You should see faster detection of schema changes, fewer unresolved freshness issues, shorter triage times and clearer ownership when incidents occur. A good programme also reduces the gap between a data change and the point at which downstream systems are protected or notified. If alerts are frequent but unexplained, observability is not yet operational.
Why This Matters for Security Teams
A data observability programme is only valuable if it changes operational outcomes, not if it merely produces dashboards. The practical test is whether teams detect broken pipelines sooner, understand blast radius faster, and prevent downstream consumers from acting on bad data. That is why governance, lineage, and alerting must be tied to action, not treated as separate disciplines. NIST’s Cybersecurity Framework 2.0 is useful here because it frames security and resilience as measurable outcomes rather than tool adoption. For identity-heavy data platforms, the same logic appears in NHI governance research from Ultimate Guide to NHIs — Key Research and Survey Results, which shows how visibility gaps and excessive privilege often persist until an incident forces them into view.
If observability is working, the organisation should see fewer “mystery” incidents, clearer ownership, and a measurable drop in time spent proving whether a problem is in the source system, transformation layer, or consumer layer.
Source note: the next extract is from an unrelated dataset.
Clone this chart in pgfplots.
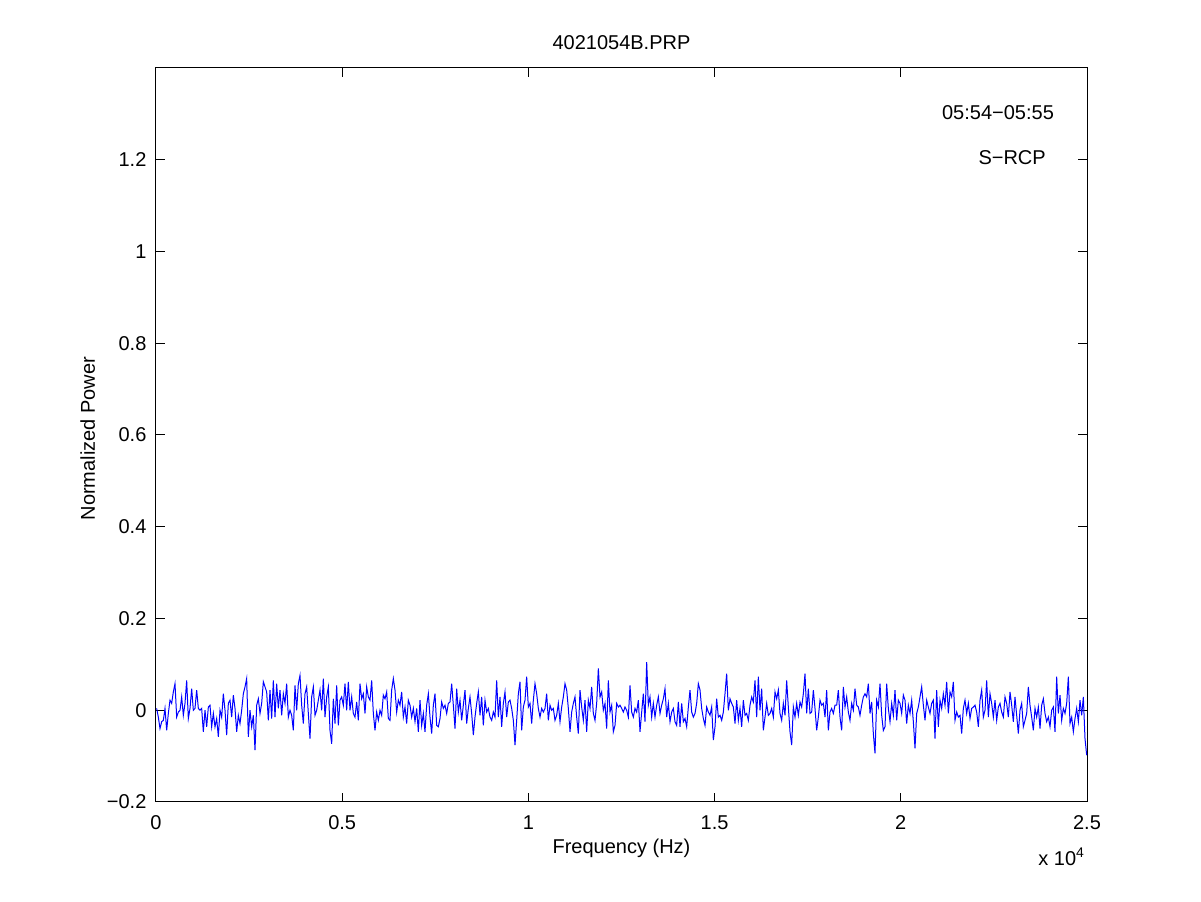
\documentclass[border=0pt]{standalone}
\usepackage{fontspec}
\setmainfont{Liberation Sans}
\usepackage{pgfplots}
\pgfplotsset{compat=1.18}
\begin{document}
\fontsize{10}{12}\selectfont
\begin{tikzpicture}[x=0.5pt,y=0.5pt]
\path (0,0) rectangle (1201,901);
\begin{axis}[
  at={(78pt,49.5pt)}, anchor=south west,
  width=465.5pt, height=367pt, scale only axis,
  xmin=0, xmax=25000, ymin=-0.2, ymax=1.4,
  scaled x ticks=false, scaled y ticks=false,
  xtick={0,5000,10000,15000,20000,25000},
  xticklabels={0,0.5,1,1.5,2,2.5},
  ytick={-0.2,0,0.2,0.4,0.6,0.8,1,1.2},
  yticklabels={−0.2,0,0.2,0.4,0.6,0.8,1,1.2},
  tick align=inside,
  major tick length=4.5pt,
  tick style={black, line width=0.5pt},
  axis line style={black, line width=0.5pt},
  xticklabel style={inner sep=0pt, anchor=north, yshift=-6.5pt},
  yticklabel style={inner sep=0pt, anchor=east, xshift=-4.6pt},
  clip=false,
]
\addplot[blue, line width=0.5pt] table[row sep=\\, header=false, y index=0, x expr=\coordindex*44.755+18] {
0.004\\-0.015\\-0.040\\-0.025\\-0.022\\0.004\\-0.044\\-0.007\\0.022\\0.015\\
0.040\\0.058\\-0.015\\-0.004\\0\\0.029\\-0.011\\0.015\\0.065\\-0.018\\
0.004\\0.047\\0\\0.004\\0.044\\0.004\\0\\0.004\\-0.047\\0\\
-0.036\\0.007\\0.011\\-0.036\\-0.007\\-0.036\\-0.018\\-0.058\\0\\-0.015\\
0.036\\0\\-0.054\\0.015\\0.022\\-0.015\\0.033\\0.004\\-0.047\\-0.011\\
-0.029\\0\\0.036\\0.051\\0.069\\-0.058\\0\\-0.036\\-0.011\\-0.087\\
0.011\\0.025\\-0.007\\0.015\\0.062\\0.051\\0.040\\-0.022\\0.044\\-0.018\\
0.065\\-0.015\\0.058\\0.004\\0.044\\-0.011\\0.036\\0.015\\0.058\\-0.015\\
0\\-0.011\\-0.044\\0.054\\0\\0.058\\0.076\\0.011\\-0.029\\0.036\\
0.051\\-0.007\\-0.062\\0.029\\0.051\\-0.011\\0\\0.022\\0.044\\0\\
0.069\\-0.015\\0.029\\0.051\\-0.044\\-0.073\\0.025\\-0.029\\0.054\\-0.033\\
0.022\\0.029\\0.011\\0.058\\0\\0.062\\0\\0.029\\-0.007\\-0.015\\
0.018\\-0.022\\0.058\\0.025\\0.036\\-0.007\\0.051\\0.029\\0.022\\0.065\\
-0.007\\-0.044\\-0.004\\-0.022\\0\\-0.011\\0.033\\0.025\\0.040\\-0.018\\
-0.022\\0.044\\0.069\\0.044\\-0.004\\0.022\\0.011\\0.040\\-0.015\\0.007\\
-0.029\\0.022\\0.011\\-0.015\\0.004\\-0.025\\0.004\\-0.047\\0.022\\-0.033\\
-0.007\\-0.047\\0.011\\0.036\\-0.015\\-0.051\\0.011\\0.036\\-0.033\\-0.036\\
-0.018\\0.018\\0.004\\0.011\\-0.007\\0.015\\0.018\\0.058\\0.011\\-0.040\\
0.047\\-0.004\\0.022\\-0.022\\0.011\\0.044\\-0.029\\0.004\\0.029\\-0.007\\
-0.054\\-0.015\\0.015\\0.040\\-0.011\\0.029\\-0.033\\0.022\\-0.004\\0.004\\
-0.015\\-0.022\\-0.004\\-0.015\\0.065\\-0.015\\0.029\\-0.036\\0.015\\0.040\\
-0.015\\0.018\\0.022\\0.004\\-0.022\\-0.076\\-0.022\\0.036\\0.062\\-0.044\\
0.007\\0.022\\0.073\\0.007\\0.015\\-0.029\\0.022\\0.058\\0.036\\0.004\\
-0.015\\0.004\\-0.004\\0.004\\0.036\\-0.022\\0.011\\0\\0.004\\-0.022\\
-0.011\\0.015\\-0.025\\0.007\\0.029\\0.058\\0.044\\0.004\\-0.047\\-0.004\\
0.015\\0.029\\-0.015\\-0.051\\0.044\\0.007\\-0.022\\0.022\\-0.047\\0.022\\
0.004\\0.051\\-0.007\\-0.022\\0.015\\0.091\\0.029\\0.040\\0\\0.015\\
-0.040\\0.065\\-0.004\\0.011\\-0.047\\-0.033\\0.015\\0.007\\0.011\\
0.004\\-0.004\\0.007\\0\\-0.015\\0.054\\-0.004\\-0.015\\0.004\\-0.004\\
0.022\\-0.047\\-0.004\\0.036\\-0.025\\0.105\\0.011\\0.029\\-0.015\\0.015\\
-0.015\\0.011\\0.029\\-0.007\\0.011\\0.025\\0.047\\-0.015\\0.015\\-0.025\\
-0.004\\0.004\\-0.025\\-0.033\\0.018\\-0.036\\0.015\\-0.025\\-0.018\\-0.036\\
0.007\\0.044\\-0.004\\-0.015\\-0.007\\0.015\\0.058\\0.044\\0.004\\-0.018\\
-0.033\\0.007\\-0.004\\-0.011\\0.007\\-0.065\\-0.036\\0.025\\-0.015\\-0.011\\
-0.022\\-0.004\\0.036\\0.080\\0\\0.025\\0.015\\0.007\\-0.029\\0.022\\
-0.022\\0.004\\-0.036\\0.022\\-0.011\\-0.007\\-0.022\\0.011\\0.029\\0.018\\
0.065\\-0.015\\0.073\\0\\0.047\\-0.044\\-0.015\\0.015\\-0.011\\-0.007\\
0.004\\-0.015\\0.040\\0.025\\0.044\\-0.007\\-0.022\\0.015\\-0.011\\0.065\\
0.007\\-0.047\\-0.076\\0.007\\-0.015\\0.015\\-0.011\\0.018\\0.007\\0.036\\
0.080\\-0.007\\0.047\\-0.007\\-0.004\\0.044\\0.004\\-0.044\\-0.015\\0.022\\
0.011\\0.015\\-0.015\\0.044\\-0.044\\-0.004\\0.004\\-0.007\\0.011\\0.011\\
0.044\\-0.015\\-0.044\\0.051\\0.007\\0.029\\-0.004\\-0.022\\
0.015\\0\\0.047\\0.011\\0.007\\-0.011\\0.011\\0.029\\0.036\\0.029\\
0.058\\-0.007\\0.018\\-0.051\\-0.094\\0.022\\0.007\\0.058\\-0.011\\-0.044\\
-0.036\\0.058\\0.004\\-0.025\\0.015\\-0.011\\0.044\\-0.022\\0.022\\0.015\\
-0.007\\0.033\\0.022\\-0.029\\0.011\\-0.007\\0.022\\-0.025\\-0.083\\-0.007\\
0.007\\0.029\\0.051\\0.011\\-0.022\\0.022\\0.007\\-0.007\\0.015\\0.022\\
-0.062\\0.044\\-0.036\\0.022\\0.004\\0.036\\0.011\\0.062\\-0.007\\0.040\\
0.029\\0.062\\-0.022\\-0.004\\-0.015\\-0.011\\-0.051\\0.004\\0.022\\-0.007\\
0.015\\-0.018\\0.004\\0.007\\0.011\\-0.004\\-0.036\\0.022\\0.044\\-0.015\\
0\\0.065\\-0.015\\0.036\\0.015\\-0.015\\0.022\\-0.022\\0.007\\0.015\\
-0.004\\-0.015\\0.029\\0.015\\-0.015\\0.040\\0.011\\-0.025\\0.029\\-0.011\\
-0.051\\0\\0.015\\-0.036\\-0.022\\-0.007\\0.051\\0.011\\-0.015\\-0.044\\
0.004\\-0.015\\0.007\\-0.040\\0.011\\0.025\\-0.007\\-0.025\\-0.015\\-0.036\\
0\\0.007\\-0.047\\0.073\\-0.007\\0.033\\-0.022\\0.004\\-0.007\\0.015\\
0.073\\-0.029\\-0.015\\-0.047\\-0.018\\0.004\\-0.025\\0.022\\-0.011\\0.029\\
-0.062\\-0.098\\
};
\node[anchor=base, yshift=9pt] at (rel axis cs:0.5,1) {4021054B.PRP};
\node[anchor=base, yshift=-26pt] at (rel axis cs:0.5,0) {Frequency (Hz)};
\node[anchor=base, rotate=90, yshift=30.5pt] at (rel axis cs:0,0.495) {Normalized Power};
\node[anchor=base west, yshift=-31.5pt, inner sep=0pt] at (rel axis cs:0.9474,0) {x 10\textsuperscript{4}};
\node[anchor=base] at (axis cs:22610,1.288) {05:54−05:55};
\node[anchor=base] at (axis cs:22990,1.190) {S−RCP};
\end{axis}
\end{tikzpicture}
\end{document}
One especially important signal is whether alerts are being triaged into fixes or simply acknowledged and ignored. In practice, many security and data teams discover the programme is not mature only after a production report is wrong, not through routine control testing.
How It Works in Practice
Effective observability links three things: data state, operational context, and response. That means monitoring freshness, volume, schema, distribution, and lineage, then pairing those signals with ownership metadata and escalation paths. The point is not to watch everything, but to detect when the data has deviated enough to affect trust or execution.
Teams that are getting value usually define operational thresholds for “normal” behaviour, then track how quickly deviations are detected and resolved. A healthy programme often shows:
- shorter mean time to detect schema changes or missing upstream data
- fewer unresolved freshness and completeness alerts after an agreed SLA window
- clear routing to the right owner, without manual investigation to find the steward
- evidence that downstream systems are paused, notified, or protected before bad data spreads
For programme design, the Ultimate Guide to NHIs — Key Research and Survey Results is useful because observability often fails where machine identities, service accounts, and API keys are poorly governed. If the systems that move and transform data are powered by weakly controlled NHIs, observability can tell you that something is broken without giving you a reliable path to stop it. In those environments, aligning alerting with identity ownership and access boundaries matters as much as the metrics themselves. This also fits NIST’s Cybersecurity Framework 2.0, which emphasises detection, response, and recovery as connected functions rather than isolated tasks.
These controls tend to break down in fast-moving analytics environments where schema changes are frequent, ownership is fragmented across teams, and downstream consumers can self-serve data without consistent dependency mapping.
Common Variations and Edge Cases
Tighter observability often increases alert volume and operational overhead, so organisations have to balance earlier detection against analyst fatigue and false positives. That tradeoff is real, especially when every non-critical deviation is treated as a page.
Best practice is evolving around tiered thresholds. Not every anomaly deserves the same response. Critical pipelines may need immediate paging and automated containment, while lower-risk datasets can use trend-based review or daily reconciliation. Current guidance suggests measuring whether alerts are actionable, not just frequent. If an alert does not lead to a decision, a ticket, or an automated control, it is probably noise.
There are also edge cases where a programme appears healthy even though it is masking risk. For example, a quiet alerting system may simply reflect missing lineage, incomplete asset inventory, or owners who do not respond. Likewise, high dashboard usage does not prove control effectiveness. Strong programmes often show the opposite of cosmetic maturity: fewer unexplained incidents, faster containment, and a shrinking gap between issue detection and protective action. In data environments with heavy automation or many machine identities, the best signal is whether observability helps enforce trust boundaries before bad data reaches decisions.
Standards & Framework Alignment
This section maps relevant standards and security frameworks to the operational risks and controls described in this guidance.
OWASP Non-Human Identity Top 10 address the attack and risk surface, while NIST CSF 2.0 and NIST AI RMF set the governance and control requirements practitioners need to meet.
| Framework | Control / Reference | Relevance |
|---|---|---|
| NIST CSF 2.0 | DE.CM-1 | Working observability improves continuous monitoring of data systems and anomalies. |
| OWASP Non-Human Identity Top 10 | NHI-06 | Data pipelines depend on machine identities whose ownership and visibility affect observability. |
| NIST AI RMF | Observable, accountable operations align with governance and measurement in AI-enabled data flows. |
Track anomaly detection, response time, and containment outcomes as evidence of monitoring effectiveness.